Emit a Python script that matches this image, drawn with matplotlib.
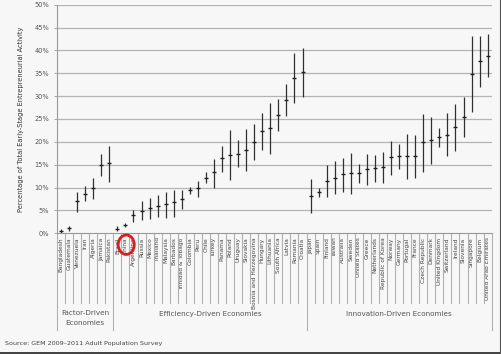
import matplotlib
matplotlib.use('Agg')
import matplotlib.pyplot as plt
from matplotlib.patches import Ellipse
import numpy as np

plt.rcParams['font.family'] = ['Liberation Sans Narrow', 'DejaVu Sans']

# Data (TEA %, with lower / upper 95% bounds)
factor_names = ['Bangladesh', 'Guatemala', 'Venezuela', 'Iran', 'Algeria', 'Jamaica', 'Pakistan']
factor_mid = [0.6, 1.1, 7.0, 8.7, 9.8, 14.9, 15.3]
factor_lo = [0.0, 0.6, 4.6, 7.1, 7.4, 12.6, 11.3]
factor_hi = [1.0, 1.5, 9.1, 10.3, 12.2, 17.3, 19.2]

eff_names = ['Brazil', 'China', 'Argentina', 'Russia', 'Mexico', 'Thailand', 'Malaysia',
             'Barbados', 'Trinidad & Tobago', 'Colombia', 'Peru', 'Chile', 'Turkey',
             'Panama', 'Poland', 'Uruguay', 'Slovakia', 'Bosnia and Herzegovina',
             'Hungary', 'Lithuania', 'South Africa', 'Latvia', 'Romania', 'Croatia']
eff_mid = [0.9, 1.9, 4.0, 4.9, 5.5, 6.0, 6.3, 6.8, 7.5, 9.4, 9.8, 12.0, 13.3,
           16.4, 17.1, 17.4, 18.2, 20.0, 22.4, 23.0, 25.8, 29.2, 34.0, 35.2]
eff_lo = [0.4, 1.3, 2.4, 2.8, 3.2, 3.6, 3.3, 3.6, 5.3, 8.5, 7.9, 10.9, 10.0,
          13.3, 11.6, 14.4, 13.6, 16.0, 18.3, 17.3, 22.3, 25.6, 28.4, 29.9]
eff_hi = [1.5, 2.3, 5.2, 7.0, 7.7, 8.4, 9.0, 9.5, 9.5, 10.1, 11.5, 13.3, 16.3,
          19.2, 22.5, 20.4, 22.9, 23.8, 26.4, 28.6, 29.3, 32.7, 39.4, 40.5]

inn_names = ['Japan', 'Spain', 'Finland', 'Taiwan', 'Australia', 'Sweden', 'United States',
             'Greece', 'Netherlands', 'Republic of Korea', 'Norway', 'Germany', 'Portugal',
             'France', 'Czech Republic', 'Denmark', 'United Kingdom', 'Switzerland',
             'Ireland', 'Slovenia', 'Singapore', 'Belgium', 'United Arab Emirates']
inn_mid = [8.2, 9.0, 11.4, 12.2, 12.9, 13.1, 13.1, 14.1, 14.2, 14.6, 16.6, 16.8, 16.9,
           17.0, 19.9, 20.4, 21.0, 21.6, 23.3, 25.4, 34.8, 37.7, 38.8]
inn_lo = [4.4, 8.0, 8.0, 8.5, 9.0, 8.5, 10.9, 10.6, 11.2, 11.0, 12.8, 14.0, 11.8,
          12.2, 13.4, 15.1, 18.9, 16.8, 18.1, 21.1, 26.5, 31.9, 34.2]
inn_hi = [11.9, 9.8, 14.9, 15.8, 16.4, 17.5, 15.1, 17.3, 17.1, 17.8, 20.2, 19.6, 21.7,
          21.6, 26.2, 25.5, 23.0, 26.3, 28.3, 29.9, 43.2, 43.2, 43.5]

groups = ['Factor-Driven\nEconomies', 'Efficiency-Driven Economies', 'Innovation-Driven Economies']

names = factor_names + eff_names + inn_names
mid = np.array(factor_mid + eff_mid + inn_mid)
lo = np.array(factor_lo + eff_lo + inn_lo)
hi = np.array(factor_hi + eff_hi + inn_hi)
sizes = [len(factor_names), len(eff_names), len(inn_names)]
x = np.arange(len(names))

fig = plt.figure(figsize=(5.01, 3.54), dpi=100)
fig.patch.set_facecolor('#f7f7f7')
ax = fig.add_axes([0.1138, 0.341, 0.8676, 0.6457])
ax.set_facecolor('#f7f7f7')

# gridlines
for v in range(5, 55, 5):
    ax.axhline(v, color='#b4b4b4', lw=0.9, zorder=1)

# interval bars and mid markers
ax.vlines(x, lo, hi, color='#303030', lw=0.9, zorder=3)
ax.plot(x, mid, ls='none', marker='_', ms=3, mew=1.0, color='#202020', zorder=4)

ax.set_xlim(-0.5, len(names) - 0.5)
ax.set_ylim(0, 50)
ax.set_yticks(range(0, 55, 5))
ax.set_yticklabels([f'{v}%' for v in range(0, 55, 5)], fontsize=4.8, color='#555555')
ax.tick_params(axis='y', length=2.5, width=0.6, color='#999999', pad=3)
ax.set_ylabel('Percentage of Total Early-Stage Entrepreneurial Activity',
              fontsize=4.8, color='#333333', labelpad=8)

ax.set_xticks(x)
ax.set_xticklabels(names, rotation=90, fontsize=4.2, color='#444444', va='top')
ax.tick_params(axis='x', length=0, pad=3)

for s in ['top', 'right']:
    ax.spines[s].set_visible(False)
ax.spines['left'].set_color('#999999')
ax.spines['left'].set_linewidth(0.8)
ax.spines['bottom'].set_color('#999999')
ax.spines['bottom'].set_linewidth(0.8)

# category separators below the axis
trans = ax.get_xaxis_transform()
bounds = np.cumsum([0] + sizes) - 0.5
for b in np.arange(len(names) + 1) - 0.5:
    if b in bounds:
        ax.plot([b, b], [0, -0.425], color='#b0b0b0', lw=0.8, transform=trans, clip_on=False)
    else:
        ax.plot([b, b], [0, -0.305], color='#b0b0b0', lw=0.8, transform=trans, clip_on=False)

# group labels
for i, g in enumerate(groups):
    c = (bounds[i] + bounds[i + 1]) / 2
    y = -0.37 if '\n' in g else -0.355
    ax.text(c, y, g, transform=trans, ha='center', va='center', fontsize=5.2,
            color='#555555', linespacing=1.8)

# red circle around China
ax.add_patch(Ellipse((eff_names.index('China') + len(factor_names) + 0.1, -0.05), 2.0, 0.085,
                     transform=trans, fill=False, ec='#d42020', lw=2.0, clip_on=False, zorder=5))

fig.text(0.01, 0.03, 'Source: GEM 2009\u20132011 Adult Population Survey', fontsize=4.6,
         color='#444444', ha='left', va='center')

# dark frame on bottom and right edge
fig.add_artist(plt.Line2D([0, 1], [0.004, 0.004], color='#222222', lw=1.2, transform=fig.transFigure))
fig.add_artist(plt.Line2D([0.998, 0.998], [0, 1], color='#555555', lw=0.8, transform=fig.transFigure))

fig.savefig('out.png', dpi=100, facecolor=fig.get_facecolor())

*Work to complete*.
Could the lines from the top of the material through the line with "factor_hi = [1.0, 1.5, 9.1, 10.3, 12.2, 17.3, 19.2]" be repeated exactly, pictures left out?

*Output*.
Emit a Python script that matches this image, drawn with matplotlib.
import matplotlib
matplotlib.use('Agg')
import matplotlib.pyplot as plt
from matplotlib.patches import Ellipse
import numpy as np

plt.rcParams['font.family'] = ['Liberation Sans Narrow', 'DejaVu Sans']

# Data (TEA %, with lower / upper 95% bounds)
factor_names = ['Bangladesh', 'Guatemala', 'Venezuela', 'Iran', 'Algeria', 'Jamaica', 'Pakistan']
factor_mid = [0.6, 1.1, 7.0, 8.7, 9.8, 14.9, 15.3]
factor_lo = [0.0, 0.6, 4.6, 7.1, 7.4, 12.6, 11.3]
factor_hi = [1.0, 1.5, 9.1, 10.3, 12.2, 17.3, 19.2]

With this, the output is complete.